Фото: EPA-EFE / YURI KOCHETKOV

Принято считать, что российские власти не придерживаются четкой идеологии, а прагматически используют яркие, но пустые штампы, которые прямо сейчас играют им на руку: «традиционные ценности», «антиколониализм», «русский мир» и так далее. Историк и исследователь идеологий. Михаил Суслов считает, что это не так: путинизм существует — и он гораздо более последователен, чем кажется (хотя до марксизма-ленинизма пока далеко). Мы поговорили с ученым о том, какие идеи транслируют российские элиты, откуда в речах Путина появился «левый уклон» и почему все это ведет к оправданию ядерной войны.

Михаил Суслов

историк

— Российское руководство в последнее время часто использует религиозный язык в своих публичных высказываниях. К примеру, в прошлом сентябре Владимир Путин говорил об «откровенном сатанизме» Запада и цитировал Нагорную проповедь. Стоит ли за этой риторикой реальное влияние религиозных идей и РПЦ?

— Мне кажется, говорить о большом влиянии церкви на принятие политических решений или на государственную идеологию было бы большой натяжкой. Я вижу, что в последние 2-3 года влияние РПЦ скорее уменьшается. Появляются другие идеи, другие популярные интеллектуалы. Кремль или так называемый «коллективный Путин» больше интересуется «левой» повесткой.

Другое дело, что церковь и государство существовали в некотором симбиозе достаточно давно. Они шли на параллельных путях и постоянно взаимодействовали друг с другом, поэтому риторика высших чиновников в России проникнута религиозными мотивами. Придавать им чрезмерный смысл я бы не стал. То, что Владимир Путин ссылается на «сатанизм Запада», — это скорее риторический прием, чем реальное понимание религиозной доктрины. Если мы посмотрим, на кого ссылается Путин в последних речах, то мы увидим, что это, например, [российские философы XX века] Зиновьев и Ильин. Зиновьев — откровенный атеист, Ильин — безусловно религиозный человек, но все-таки не религиозный проповедник.

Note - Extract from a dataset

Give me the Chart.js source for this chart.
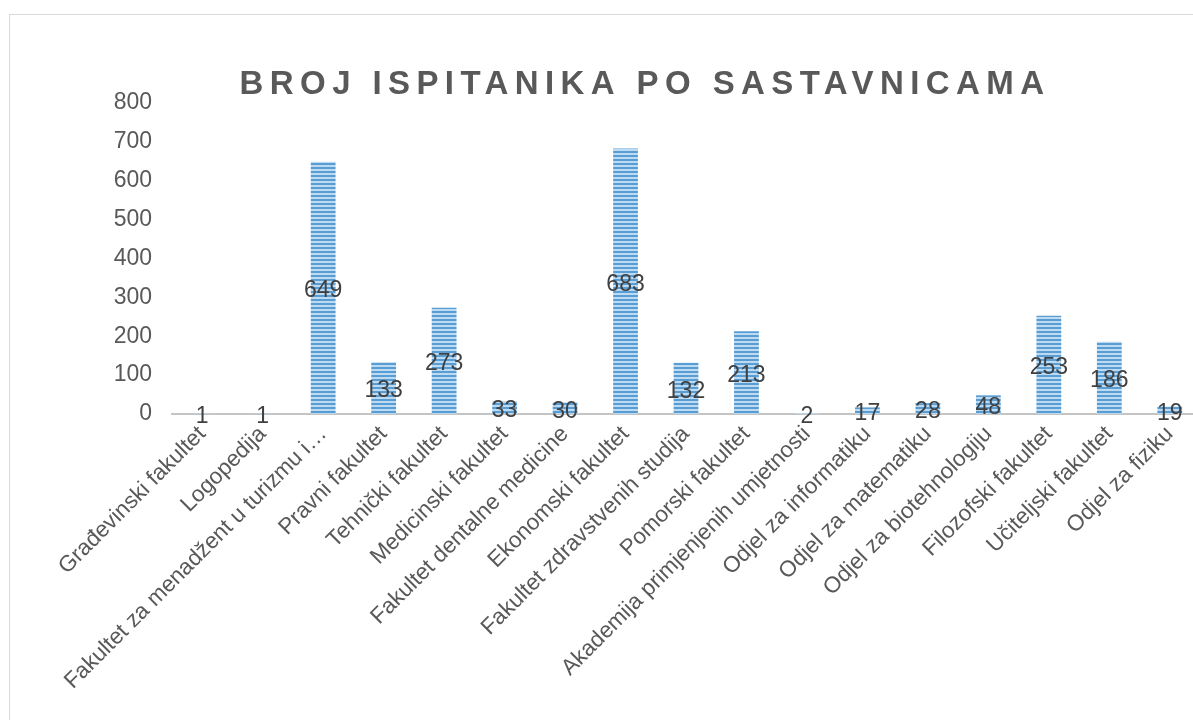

— Откуда тогда берется «мессианский комплекс», который транслирует российское политическое руководство?

— «Мессианские идеи» очень важны для понимания того, как мыслят люди в Кремле. Но говорить, что эта рамка сформировалась исключительно под влиянием церкви, — на мой взгляд, преждевременно. Здесь есть, наверное, три группы дискурсов.

Во-первых, это идея о том, что Россия — гарант стабильности и мира, что, конечно, звучит довольно иронично в нашей ситуации. Но это постоянно присутствует и у Путина, и у интеллектуалов «путинского круга»: я имею в виду, к примеру, «Валдайский клуб» или журнал «Россия в глобальной политике». Россия — это поставщик мира и стабильности.

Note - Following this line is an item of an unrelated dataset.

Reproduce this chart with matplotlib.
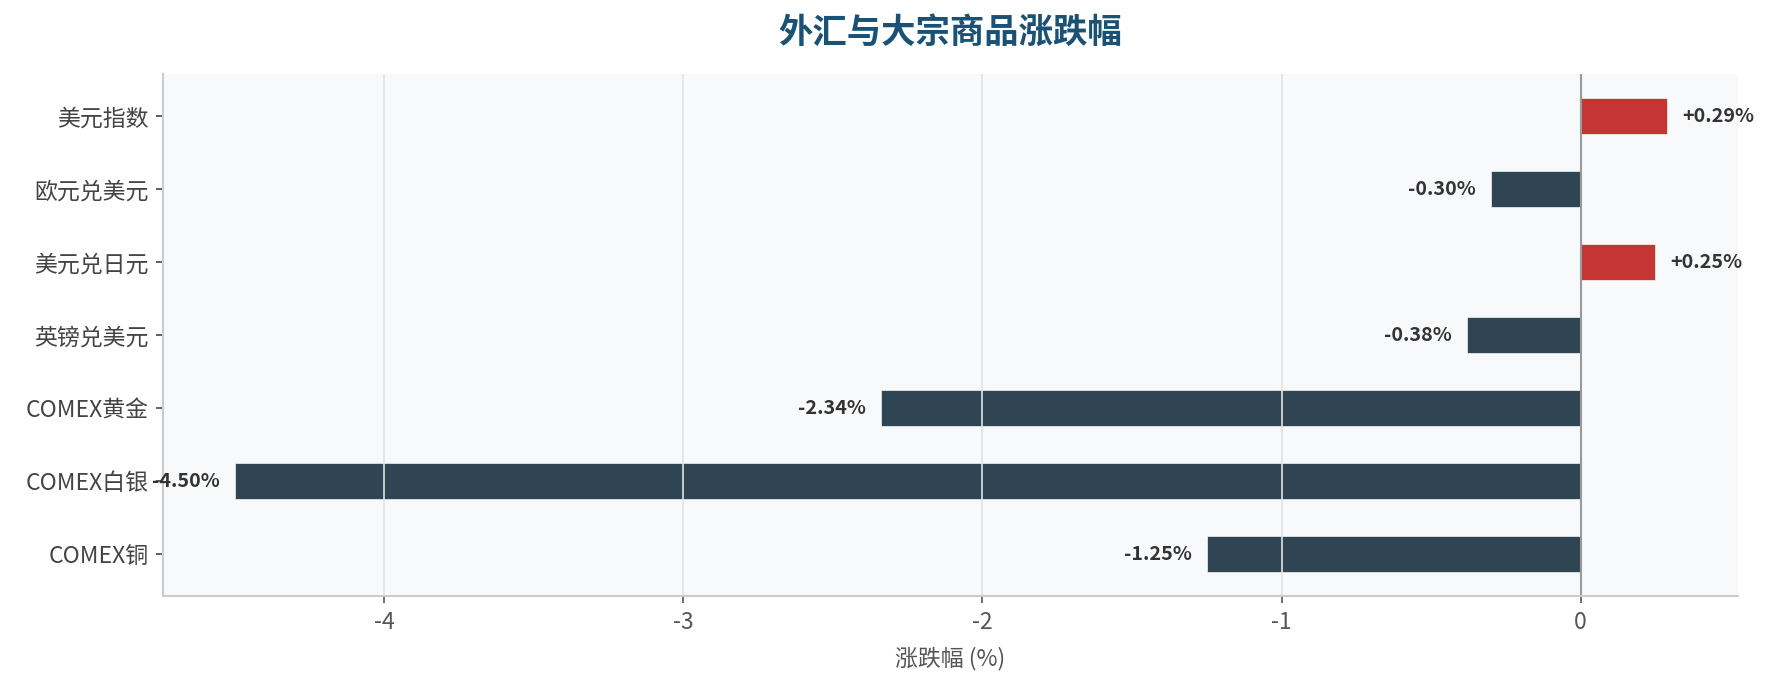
import matplotlib.pyplot as plt

plt.rcParams['font.family'] = ['Noto Sans CJK SC', 'DejaVu Sans']
plt.rcParams['axes.unicode_minus'] = False

# data (top to bottom)
names = ["美元指数", "欧元兑美元", "美元兑日元", "英镑兑美元", "COMEX黄金", "COMEX白银", "COMEX铜"]
changes = [0.29, -0.30, 0.25, -0.38, -2.34, -4.50, -1.25]

up_color = "#c43533"
down_color = "#2f4553"

fig = plt.figure(figsize=(1775 / 150, 694 / 150), dpi=150)
ax = fig.add_axes([0.0918, 0.141, 0.979 - 0.0918, 0.893 - 0.141])
ax.set_facecolor("#f8f9fa")

ypos = list(range(len(names)))[::-1]
colors = [up_color if v > 0 else down_color for v in changes]
ax.barh(ypos, changes, height=0.5, color=colors, edgecolor="#ffffff", linewidth=0.3)

for y, v in zip(ypos, changes):
    if v > 0:
        ax.text(v + 0.05, y, f"+{v:.2f}%", ha="left", va="center",
                fontsize=9.5, fontweight="bold", color="#333333")
    else:
        ax.text(v - 0.05, y, f"{v:.2f}%", ha="right", va="center",
                fontsize=9.5, fontweight="bold", color="#333333")

ax.axvline(0, color="#999999", linewidth=1.0)

ax.set_yticks(ypos)
ax.set_yticklabels(names)
ax.set_xlim(-4.74, 0.525)
ax.set_xticks([-4, -3, -2, -1, 0])
ax.set_xticklabels(["-4", "-3", "-2", "-1", "0"])
ax.tick_params(axis="y", labelsize=11, colors="#444444", labelcolor="#444444")
ax.tick_params(axis="x", labelsize=11, colors="#555555", labelcolor="#555555")

ax.grid(axis="x", color="#e3e3e3", linewidth=0.8)
ax.grid(axis="y", visible=False)

for s in ["top", "right"]:
    ax.spines[s].set_visible(False)
for s in ["left", "bottom"]:
    ax.spines[s].set_color("#cccccc")
    ax.spines[s].set_linewidth(1.0)

ax.set_xlabel("涨跌幅 (%)", fontsize=11, color="#555555", labelpad=6)
ax.set_title("外汇与大宗商品涨跌幅", fontsize=16.5, fontweight="bold", color="#1a5276", pad=15)

fig.savefig("out.png", dpi=150)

Вторая группа «мессианских дискурсов» — о том, что Россия должна вернуть Запад к его истинным, традиционным, базовым ценностям, т. е. христианским ценностям. Здесь можно увидеть религиозный мотив, он безусловно присутствует, но это не чисто религиозная доктрина.

И третья группа «мессианских дискурсов» посвящена тому, что Россия сама по себе, своей имперской структурой, которая соединяет в себе разные народы, конфессии и культуры, показывает миру альтернативу либеральному мультикультурализму.

В этом звучат скорее нотки секулярного советского прошлого, чем именно религиозной доктрины. Скажем, у Православной церкви есть вполне четкая собственная мессианская доктрина, она тоже не монолитная, в ней есть много различных нюансов, она может быть сосредоточена на себе: сохранить слово Божье внутри народа, избранного Богом, или, наоборот, слово Божье нужно нести миру, учить других истинной вере.

Это очень близко к православному пониманию роли церкви и государства в мире. Однако в этом смысле мессианства в речах высших чиновников мы не увидим. Я бы определил это так: есть религиозные мотивы, но не прямое влияние церкви.

Фото: EPA-EFE / SHAMIL ZHUMATOV / POOL

Фото: EPA-EFE / SHAMIL ZHUMATOV / POOL

— Вы упомянули, что Путин заинтересовался «левыми идеями». Что это такое и как они сочетаются с защитой традиционных ценностей и более ранним «консервативным поворотом»?

— Кремль пытается играть на нескольких шахматных досках и быть релевантным не только внутри России, но и за ее пределами. В общем, это им удается, и удается неплохо. Понятно, что международной аудитории, которая находится за пределами Запада, скажем, в странах Латинской Америки, Азии, Африки, реальнее всего продать левый дискурс, нежели правый, сугубо укорененный в российской политической культуре.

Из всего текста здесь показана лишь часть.